Comme il est difficile de prévoir les pannes, et encore plus les attaques, les réactions humaines sont cruciales pour faire face aux problèmes. C’est pour cela que coopération, communication et coordination doivent être développées.
Enfin, comme toute œuvre humaine, l’Internet n’est pas parfait et peut défaillir. Il faut intégrer ce risque dans ses évaluations de sécurité et ne pas concevoir des systèmes qui produisent des conséquences dramatiques si l’Internet a un défaut juste à ce moment.
Si on ne peut pas donner une réponse simple à la question « peut‑on casser l’Internet ? », il est possible en revanche de travailler à améliorer sa résistance (tenir face aux attaques) et sa résilience (repartir après une crise).
En outre, si casser une partie de l’Internet pendant un temps limité reste trop facile, et justifie des efforts en matière de sécurité, casser tout l’Internet pendant une longue durée n’est, heureusement, pas à la portée de n’importe quel attaquant.
(1) L’Afnic est le registre des noms de domaine .fr (France), .re (Île de la Réunion), .yt (Mayotte), .wf (Wallis et Futuna), .tf (Terres Australes et Antarctiques), .pm (Saint-Pierre et Miquelon).

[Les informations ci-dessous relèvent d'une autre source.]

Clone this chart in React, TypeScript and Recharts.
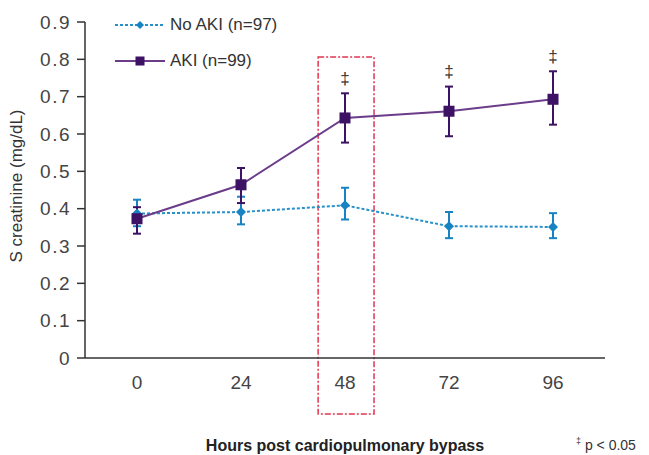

L’Afnic se positionne également comme fournisseurs de solutions techniques et de services de registre. L’Afnic – Association Française pour le Nommage Internet en Coopération – est composée d’acteurs publics et privés : représentants des pouvoirs publics, utilisateurs et prestataires de services Internet (bureaux d’enregistrement). Elle est à but non lucratif.